Quote precisely the run of lines opening with the line containing "Give me the" and closing with the line containing "import seaborn as sns", and nothing else.

MATERIAL FOR THIS TASK:
---+---

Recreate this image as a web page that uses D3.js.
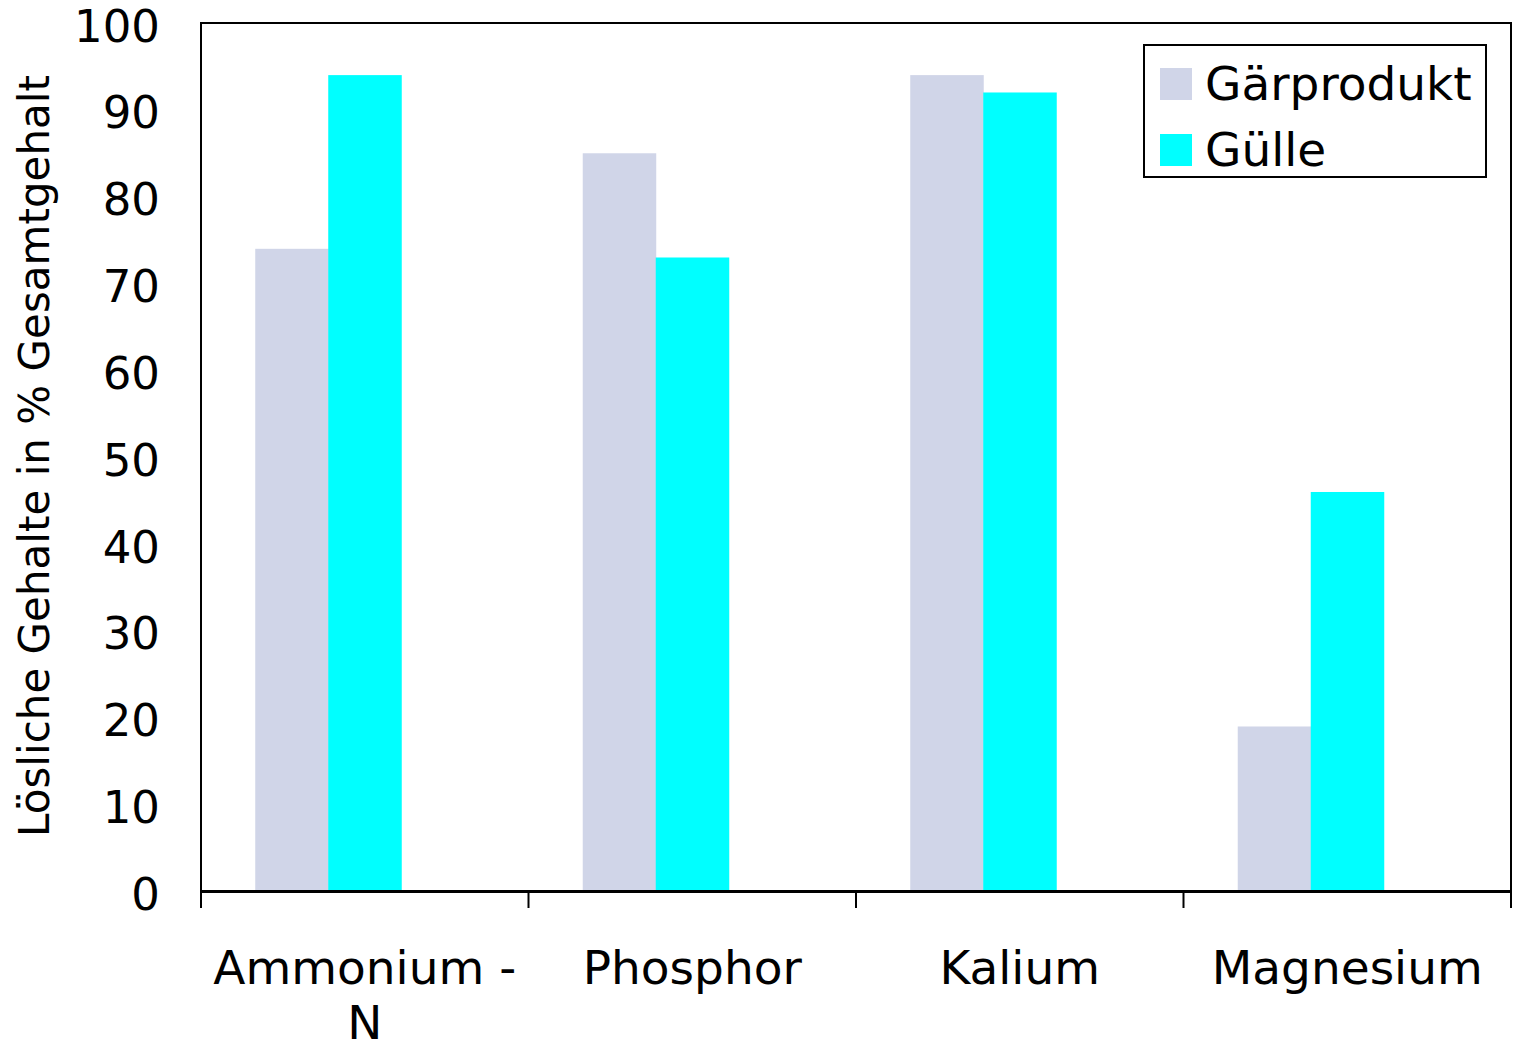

---+---

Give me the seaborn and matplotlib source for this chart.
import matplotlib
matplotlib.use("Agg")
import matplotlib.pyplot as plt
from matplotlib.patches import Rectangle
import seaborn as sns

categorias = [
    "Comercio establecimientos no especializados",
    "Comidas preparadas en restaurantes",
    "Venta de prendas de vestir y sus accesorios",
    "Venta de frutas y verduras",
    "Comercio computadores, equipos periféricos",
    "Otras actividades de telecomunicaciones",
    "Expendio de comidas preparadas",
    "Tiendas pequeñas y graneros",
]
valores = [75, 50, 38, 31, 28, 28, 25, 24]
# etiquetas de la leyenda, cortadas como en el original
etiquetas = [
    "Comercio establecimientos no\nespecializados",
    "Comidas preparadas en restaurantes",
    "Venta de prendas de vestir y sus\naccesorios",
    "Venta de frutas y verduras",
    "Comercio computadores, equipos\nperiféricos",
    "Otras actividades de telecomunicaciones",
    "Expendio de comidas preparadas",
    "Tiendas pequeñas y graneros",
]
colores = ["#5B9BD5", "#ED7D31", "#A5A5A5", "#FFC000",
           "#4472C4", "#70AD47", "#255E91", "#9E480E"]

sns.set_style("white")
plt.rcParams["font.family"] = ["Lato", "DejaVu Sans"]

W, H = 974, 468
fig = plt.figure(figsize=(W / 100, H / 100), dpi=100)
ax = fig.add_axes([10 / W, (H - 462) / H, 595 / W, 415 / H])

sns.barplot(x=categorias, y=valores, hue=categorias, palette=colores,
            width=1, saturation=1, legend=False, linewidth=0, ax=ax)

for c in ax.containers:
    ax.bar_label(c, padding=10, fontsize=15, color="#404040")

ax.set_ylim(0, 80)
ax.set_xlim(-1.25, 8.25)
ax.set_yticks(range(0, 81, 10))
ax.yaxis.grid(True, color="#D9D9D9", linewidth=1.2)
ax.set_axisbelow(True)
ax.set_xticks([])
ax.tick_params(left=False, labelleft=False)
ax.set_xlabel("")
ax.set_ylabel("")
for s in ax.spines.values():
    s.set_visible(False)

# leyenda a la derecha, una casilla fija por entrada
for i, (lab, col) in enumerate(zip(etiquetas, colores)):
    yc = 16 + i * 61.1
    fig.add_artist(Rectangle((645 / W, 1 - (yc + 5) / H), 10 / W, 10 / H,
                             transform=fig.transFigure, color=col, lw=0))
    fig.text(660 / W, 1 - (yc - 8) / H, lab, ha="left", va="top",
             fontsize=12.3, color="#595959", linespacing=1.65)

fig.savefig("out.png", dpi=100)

---+---

ANSWER TO THIS EXERCISE:
Give me the seaborn and matplotlib source for this chart.
import matplotlib
matplotlib.use("Agg")
import matplotlib.pyplot as plt
from matplotlib.patches import Rectangle
import seaborn as sns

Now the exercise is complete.